El catalán como trinchera
Los separatistas imponen el monolingüismo para cultivar nuevas generaciones de catalanes desafectos a la realidad histórica de Cataluña como parte de España y a su propia condición política de españoles
L a estrategia de los nacionalistas catalanes vuelve a concentrarse de forma descarada en la política lingüística, a la vista de que la acción conjunta de sus formaciones resulta cada vía más difícil y el furor por la independencia unilateral parece contenido. En realidad, se trata de un regreso al núcleo duro del activismo separatista, porque el nacionalismo catalán, como todo nacionalismo, sitúa en el idioma los límites infranqueables de su ‘comunidad nacional’, a la par o por encima incluso de criterios etnicistas. La imposición del monolingüismo es la herramienta de los estrategas nacionalistas para cultivar nuevas generaciones de catalanes desafectos a la realidad histórica de Cataluña como parte de España y a su propia condición política de españoles. Además, tiene un efecto purgador, porque crea un ambiente disuasorio para funcionarios o profesionales que se planteen ir trabajar en Cataluña, sin contar los que en silencio se acaban yendo.
El control sobre el idioma y los contenidos del sistema educativo, les ofrece la capacidad de ahormar el pensamiento de niños y jóvenes en una tendencia identitaria. La reacción del Gobierno catalán a la sentencia del TSJC que mantiene la obligación de un impartir un 25 por ciento de la enseñanza en castellano, se mueve entre la desobediencia y la sedición, aprovechando la doble servidumbre que atenaza a Sánchez. Por un lado, la que le imponía sumar los votos de ERC para aprobar los Presupuestos. Por otro, la que han creado los gobiernos socialistas de la Comunidad Valenciana y de Baleares, convertidos en agentes del pancatalanismo nacionalista.
En este contexto entreguista del Gobierno, destaca la enmienda a la ley audiovisual, por la que ERC ha colado la imposición de una cuota de catalán, gallego y vascuence a plataformas audiovisuales. Quizá este pacto llegue a ser uno de los errores más significativos de Sánchez, porque ha pretendido someter a su política de pactos espurios una actividad económica transnacional, amparada en una directiva europea y blindada jurídicamente por la ley nacional del país donde la empresa tenga su sede. La litigiosidad jurídica que puede provocar esta enmienda no será mayor que el efecto negativo sobre la imagen de un gobierno que, siendo el de todo un país, abona las divisiones entre sus ciudadanos. La enmienda de ERC no persigue ningún propósito cultural, sino solo intervencionista, propio de esa visión totalitaria y esencialista en la que solo puede pertenecer al ‘pueblo’ aquel que asume la identidad nacionalista.
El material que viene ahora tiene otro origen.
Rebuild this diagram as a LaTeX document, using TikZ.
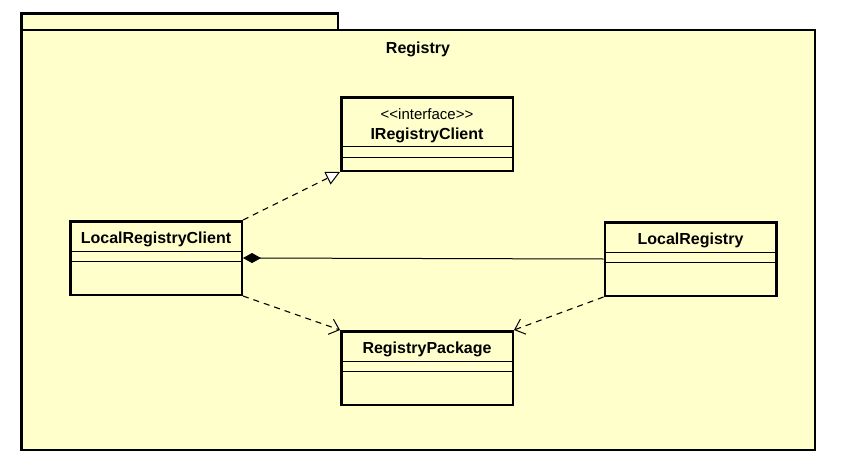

La pluralidad lingüística es un beneficio general cuando no trasciende a la definición política del ciudadano. Cuando lo hace, la diversidad de idiomas en un mismo Estado provoca una regresión a tiempos predemocráticos, los mismos que fueron superados por las ideas ilustradas que propiciaron la idea de nación como encarnación de la igualdad de todos los ciudadanos, integrados en un único sujeto político y comunicados por un mismo idioma. Estas políticas de inmersión forzosa en el catalán contradicen, precisamente, lo que el nacionalismo dice combatir: si el castellano se habla en los patios de los colegios, en las calles y en los comercios es únicamente porque los ciudadanos libremente eligen hacerlo, no por una mano negra centralista. Las listas de docentes universitarios castellanoparlantes, la invitación de Ada Colau a que las familias que quieran enseñanza en castellano se vayan a la privada y el matonismo social de asociaciones que se dicen defensoras del catalán son ejemplos de la degradación que causa el nacionalismo lingüístico en una sociedad que debería ser democrática y tolerante.